During the 2016 presidential campaign, Donald Trump campaigned in Iowa on maintaining the ethanol requirements and the subsidies given to farmers to produce the gas additive. But the Environmental Protection Agency has proposed to reduce the percentages necessary for 2018.
The so-called Renewable Fuel Standard that mandates the levels ethanol relative to gasoline would require refiners to use 19.24 billion gallons of ethanol in 2018. It is only a slight decrease from the current year at 19.28 billion gallons. Still, it is a quarter less than what Congress had prescribed in 2007 when the law passed.
The law was set up so that if market dynamics change, the percentages of ethanol can adapt. The proposal is out for comment and is expected to be finalized in November.
There are two generations of ethanol: the first generation is ethanol produced from corn and the second is cellulosic ethanol, which is derived from things like wheat grass and wood chips. The former uses corn and has thus led to food shortages and rising prices, and is accused by its critics of being an inefficient additive. The latter is considered far more efficient but is still not technically commercial. The reduced targets for 2018 affect mostly the cellulosic ethanol sector.
“Increased fuel security is an important component of the path toward American energy dominance,” said EPA Administrator Scott Pruitt, in a statement. “We are proposing new volumes consistent with market realities focused on actual production and consumer demand while being cognizant of the challenges that exist in bringing advanced biofuels into the marketplace.”
Some key elements of last week’s action, which EPA points to:
- Non-advanced or “conventional” renewable fuel volumes are maintained at the 15-billion gallon target set by Congress.
- The biomass-based diesel standard for 2019 would be maintained at the 2018 levels of 2.1 billion gallons.
- EPA is beginning technical analysis that will inform a future rule to reset the statutory volumes for cellulosic, advanced, and total biofuels. The law requires this reset when certain conditions are met.

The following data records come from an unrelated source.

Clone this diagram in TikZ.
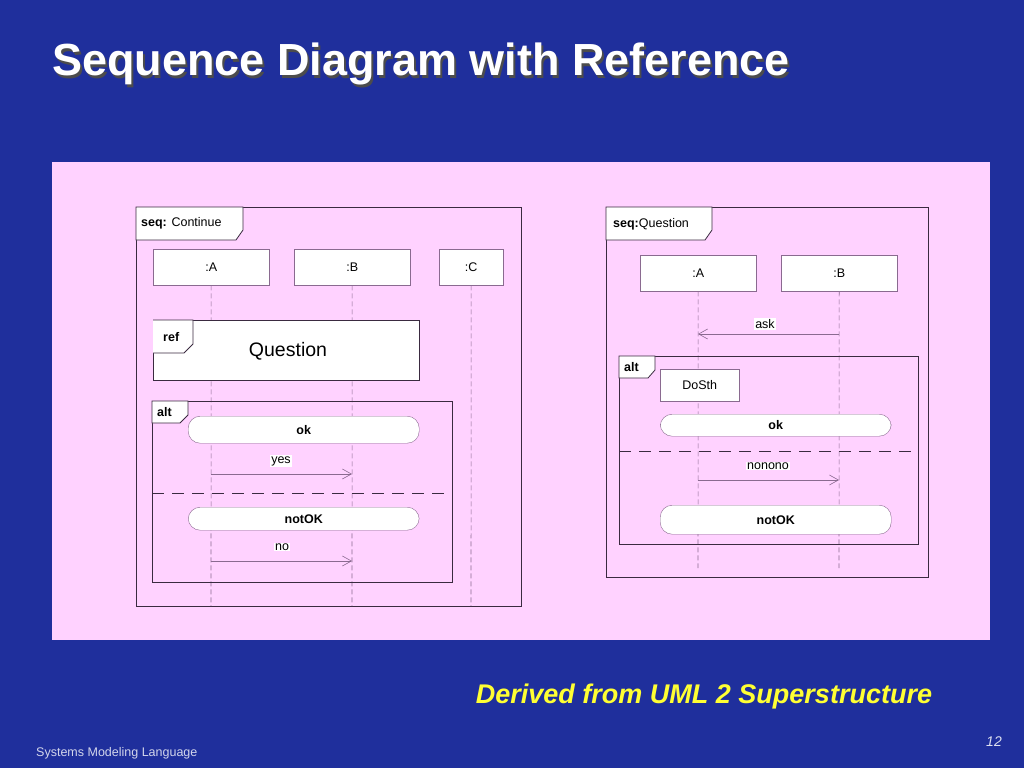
\documentclass[tikz,border=0pt]{standalone}
\usepackage{fontspec}
\setmainfont{Liberation Sans}
\usetikzlibrary{arrows.meta}
\definecolor{slide}{HTML}{1F2F9C}
\definecolor{panel}{HTML}{FFD2FF}
\definecolor{ink}{HTML}{3A2A40}
\definecolor{life}{HTML}{8A6A90}
\definecolor{subt}{HTML}{FFFF33}

\tikzset{
  frame/.style={draw=ink, line width=1pt},
  tab/.style={draw=ink, line width=0.8pt, fill=white},
  objbox/.style={draw=life, fill=white, anchor=north west, font=\fontsize{12.5}{14}\selectfont, inner sep=0pt},
  pill/.style={draw=life, fill=white, rounded corners=12pt, anchor=north west, font=\bfseries\fontsize{12.5}{14}\selectfont, inner sep=0pt},
  lifeline/.style={draw=life, dashed, dash pattern=on 5pt off 3pt, line width=0.6pt},
  msg/.style={draw=life, line width=0.6pt, -{Straight Barb[length=9pt,width=10pt]}},
  msglabel/.style={fill=white, inner sep=1pt, font=\fontsize{12.5}{14}\selectfont},
  altline/.style={draw=ink, line width=1pt, dash pattern=on 12pt off 8pt},
  tablabel/.style={anchor=west, inner sep=1pt, font=\fontsize{12.5}{14}\selectfont}
}

\begin{document}
\begin{tikzpicture}[x=1pt,y=-1pt]
  \useasboundingbox (0,0) rectangle (1024,768);
  \fill[slide] (0,0) rectangle (1024,768);
  \fill[panel] (52,162) rectangle (990,640);

  % titles
  \node (title) [anchor=west, inner sep=0pt, text=black!70, font=\bfseries\fontsize{45}{48}\selectfont] at (54,67) {Sequence Diagram with Reference};
  \node (titletop) [anchor=west, inner sep=0pt, text=white, font=\bfseries\fontsize{45}{48}\selectfont] at (52,64) {Sequence Diagram with Reference};
  \node (derived) [text=subt, font=\bfseries\itshape\fontsize{27}{30}\selectfont] at (704,697) {Derived from UML 2 Superstructure};
  \node (sml) [anchor=west, inner sep=0pt, text=white!80!slide, font=\fontsize{12.5}{14}\selectfont] at (36,753) {Systems Modeling Language};
  \node (page) [text=white!85!slide, font=\itshape\fontsize{14}{16}\selectfont] at (994,742) {12};

  % ---- seq: Continue
  \draw[frame] (136,207) rectangle (521,606);
  \draw[tab] (136,207) -- (243,207) -- (243,230) -- (236,240) -- (136,240) -- cycle;
  \node (seqc) [tablabel] at (140,223) {\textbf{seq:} Continue};

  \coordinate (endA) at (211,606);
  \coordinate (endB) at (352,606);
  \coordinate (endC) at (471,606);
  \node (cA) [objbox, minimum width=116pt, minimum height=36pt] at (153,249) {:A};
  \node (cB) [objbox, minimum width=116pt, minimum height=36pt] at (294,249) {:B};
  \node (cC) [objbox, minimum width=64pt, minimum height=36pt] at (439,249) {:C};
  \draw[lifeline] (cA) -- (endA);
  \draw[lifeline] (cB) -- (endB);
  \draw[lifeline] (cC) -- (endC);

  \node (refbox) [draw=ink, line width=1pt, fill=white, anchor=north west, minimum width=266pt, minimum height=60pt, inner sep=0pt] at (153,320) {};
  \draw[tab] (153,320) -- (193,320) -- (193,344) -- (184,353) -- (153,353);
  \node (reflabel) [tablabel, font=\bfseries\fontsize{12.5}{14}\selectfont] at (162,337) {ref};
  \node (question) [font=\fontsize{19.5}{22}\selectfont] at (288,351) {Question};

  \draw[frame] (152,401) rectangle (452,582);
  \draw[tab] (152,401) -- (188,401) -- (188,415) -- (180,423) -- (152,423) -- cycle;
  \node (altc) [tablabel, font=\bfseries\fontsize{12.5}{14}\selectfont] at (156,412) {alt};
  \node (okc) [pill, minimum width=231pt, minimum height=27pt] at (188,416) {ok};
  \coordinate (yesA) at (211,474);
  \coordinate (yesB) at (352,474);
  \draw[msg] (yesA) -- (yesB);
  \node (yes) [msglabel] at (281,461) {yes};
  \draw[altline] (152,493) -- (452,493);
  \node (notokc) [pill, minimum width=231pt, minimum height=23pt] at (188,507) {notOK};
  \coordinate (noA) at (211,561);
  \coordinate (noB) at (352,561);
  \draw[msg] (noA) -- (noB);
  \node (no) [msglabel] at (282,547) {no};

  % ---- seq: Question
  \draw[frame] (606,207) rectangle (928,577);
  \draw[tab] (606,207) -- (712,207) -- (712,230) -- (705,240) -- (606,240) -- cycle;
  \node (seqq) [tablabel] at (612,224) {\textbf{seq:}Question};

  \coordinate (endQA) at (698,568);
  \coordinate (endQB) at (839,568);
  \node (qA) [objbox, minimum width=116pt, minimum height=36pt] at (640,255) {:A};
  \node (qB) [objbox, minimum width=116pt, minimum height=36pt] at (781,255) {:B};
  \draw[lifeline] (qA) -- (endQA);
  \draw[lifeline] (qB) -- (endQB);

  \coordinate (askB) at (839,334);
  \coordinate (askA) at (698,334);
  \draw[msg] (askB) -- (askA);
  \node (ask) [msglabel] at (765,324) {ask};

  \draw[frame] (619,356) rectangle (918,544);
  \draw[tab] (619,356) -- (655,356) -- (655,370) -- (648,378) -- (619,378) -- cycle;
  \node (altq) [tablabel, font=\bfseries\fontsize{12.5}{14}\selectfont] at (623,367) {alt};
  \node (dosth) [objbox, minimum width=79pt, minimum height=32pt] at (660,369) {DoSth};
  \node (okq) [pill, minimum width=231pt, minimum height=22pt] at (660,414) {ok};
  \draw[altline] (619,451) -- (918,451);
  \coordinate (nonoA) at (698,480);
  \coordinate (nonoB) at (839,480);
  \draw[msg] (nonoA) -- (nonoB);
  \node (nonono) [msglabel] at (768,466) {nonono};
  \node (notokq) [pill, minimum width=231pt, minimum height=29pt] at (660,505) {notOK};
\end{tikzpicture}
\end{document}
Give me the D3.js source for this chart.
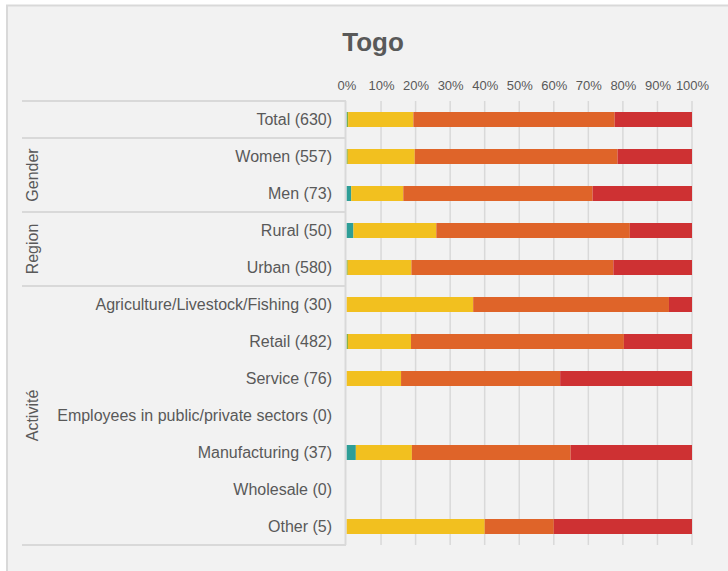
<!DOCTYPE html>
<html>
<head>
<meta charset="utf-8">
<script src="https://cdn.jsdelivr.net/npm/d3@7/dist/d3.min.js"></script>
<style>
  html, body { margin: 0; padding: 0; background: #ffffff; }
  svg { display: block; font-family: "Liberation Sans", Arial, sans-serif; }
</style>
</head>
<body>
<svg id="chart" width="728" height="571"></svg>
<script>
// Respondent rows, top to bottom
const rowLabels = [
  "Total (630)", "Women (557)", "Men (73)", "Rural (50)", "Urban (580)",
  "Agriculture/Livestock/Fishing (30)", "Retail (482)", "Service (76)",
  "Employees in public/private sectors (0)", "Manufacturing (37)",
  "Wholesale (0)", "Other (5)"
];

// Group bands on the left: name and row span
const groupNames = ["Gender", "Region", "Activité"];
const groupStart = [1, 3, 5];
const groupEnd   = [2, 4, 11];

// Response counts per row for each answer category
const seriesKeys = ["teal", "green", "yellow", "orange", "red"];
const tealCounts   = [1,   0,   1,  1,   0,   0,   0,  0, 0,  1, 0, 0];
const greenCounts  = [2,   2,   0,  0,   2,   0,   2,  0, 0,  0, 0, 0];
const yellowCounts = [119, 108, 11, 12,  107, 11,  88, 12, 0, 6, 0, 2];
const orangeCounts = [367, 327, 40, 28,  339, 17, 297, 35, 0, 17, 0, 1];
const redCounts    = [141, 120, 21, 9,   132, 2,   95, 29, 0, 13, 0, 2];

const tickValues = [0, 0.1, 0.2, 0.3, 0.4, 0.5, 0.6, 0.7, 0.8, 0.9, 1];

const colors = {
  teal: "#2e9e97",
  green: "#7aae3c",
  yellow: "#f2c01f",
  orange: "#df6429",
  red: "#ce3133"
};

const rows = rowLabels.map((label, i) => ({
  label,
  teal: tealCounts[i],
  green: greenCounts[i],
  yellow: yellowCounts[i],
  orange: orangeCounts[i],
  red: redCounts[i]
}));

const svg = d3.select("#chart");
const W = 728, H = 571;

// Panel background with border
svg.append("rect").attr("x", 7).attr("y", 5.5).attr("width", W).attr("height", H)
  .attr("fill", "#f2f2f2").attr("stroke", "#d9d9d9").attr("stroke-width", 2);

// Title
svg.append("text").attr("x", 373).attr("y", 51).attr("text-anchor", "middle")
  .attr("font-size", 26).attr("font-weight", "bold").attr("fill", "#595959")
  .text("Togo");

const plotLeft = 346.5, plotRight = 692, plotTop = 101, plotBottom = 545;

const x = d3.scaleLinear().domain([0, 1]).range([plotLeft, plotRight]);
const y = d3.scaleBand().domain(d3.range(rows.length))
  .range([plotTop, plotBottom]).paddingInner(0.595).paddingOuter(0.2975);

// Vertical gridlines
svg.append("g").selectAll("line").data(tickValues.slice(1)).join("line")
  .attr("x1", d => x(d)).attr("x2", d => x(d))
  .attr("y1", plotTop).attr("y2", plotBottom)
  .attr("stroke", "#d9d9d9").attr("stroke-width", 1.5);

// Percent axis on top
const axis = svg.append("g").attr("transform", `translate(0,${plotTop - 11})`)
  .call(d3.axisTop(x).tickValues(tickValues).tickFormat(d3.format(".0%")).tickSize(0).tickPadding(0));
axis.select(".domain").remove();
axis.selectAll("text").attr("font-size", 13).attr("fill", "#595959")
  .attr("font-family", "Liberation Sans, Arial, sans-serif");

// Stacked, normalised bars
const stacked = d3.stack().keys(seriesKeys).offset(d3.stackOffsetExpand)(rows);
svg.append("g").selectAll("g").data(stacked).join("g")
  .attr("fill", d => colors[d.key])
  .selectAll("rect").data(d => d.map((v, i) => ({ v, i }))).join("rect")
  .attr("x", d => x(d.v[0]))
  .attr("width", d => Math.max(0, x(d.v[1]) - x(d.v[0])))
  .attr("y", d => y(d.i))
  .attr("height", y.bandwidth());

// Category axis line
svg.append("line").attr("x1", 345.5).attr("x2", 345.5)
  .attr("y1", plotTop).attr("y2", plotBottom)
  .attr("stroke", "#d9d9d9").attr("stroke-width", 2);

// Row labels
svg.append("g").selectAll("text").data(rowLabels).join("text")
  .attr("x", 332).attr("y", (d, i) => y(i) + y.bandwidth() / 2)
  .attr("dy", "0.35em").attr("text-anchor", "end")
  .attr("font-size", 16).attr("fill", "#595959")
  .text(d => d);

// Group separator lines on the left
const step = y.step();
const sepRows = [0, 1, 3, 5, 12];
svg.append("g").selectAll("line").data(sepRows).join("line")
  .attr("x1", 22).attr("x2", 346)
  .attr("y1", d => plotTop + d * step).attr("y2", d => plotTop + d * step)
  .attr("stroke", "#d9d9d9").attr("stroke-width", 2);

// Rotated group names
svg.append("g").selectAll("text").data(groupNames).join("text")
  .attr("transform", (d, i) => {
    const cy = plotTop + ((groupStart[i] + groupEnd[i] + 1) / 2) * step;
    return `translate(32,${cy}) rotate(-90)`;
  })
  .attr("dy", "0.35em").attr("text-anchor", "middle")
  .attr("font-size", 16).attr("fill", "#595959")
  .text(d => d);
</script>
</body>
</html>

It is important to note that Pruit has long been critical of the subsidies given to the ethanol industry — a move that puts him at odds with the president. Just how that turns out in the end is yet to be seen. Still, the biofuels sector was mostly positive, albeit those representing the advanced cellulosic side of the equation were a bit disheartened.
Federal policies have certainly been sympathetic to ethanol makers. The economic argument is that the use of biomass as a fuel supplement lessens the country’s dependence on foreign oil. Meanwhile, supporters the Renewable Fuel Standard also say that ethanol reduces pollution levels. Certain studies have backed up those emissions claims while others have said that it takes more energy to convert plant-based feedstocks to a fuel than it does to just burn refined oil straight up.
“We believe EPA’s proposal continues our nation on the path of further success for the program and ensures the future growth of ethanol, the cleanest, lowest cost and highest source of octane on the planet,” said Bob Dinneen, chief executive of the Renewable Fuels Association.
Politically speaking, ethanol standards let Washington win favor among the strong agricultural businesses in this country. But that position pits Big Ag against Big Oil, which is also using powerful arguments to make its case: For starters, this country is now the world’s biggest oil producer, given the ability to access domestic tight oil deposits using hydraulic fracturing. And secondly, a lot of car engines can’t handle the increased use of ethanol.
Big Oil has been mum on the latest EPA proposal to cut ethanol requirements. Generally, it does not want to cede major parts of the multi-billion dollar annual gasoline market.
“For the sake of consumers, and for the sake of our economy, we call on the administration to keep ethanol mandates well below 10 percent of gasoline demand,” Bob Greco with the American PetroleumInstitute, said earlier.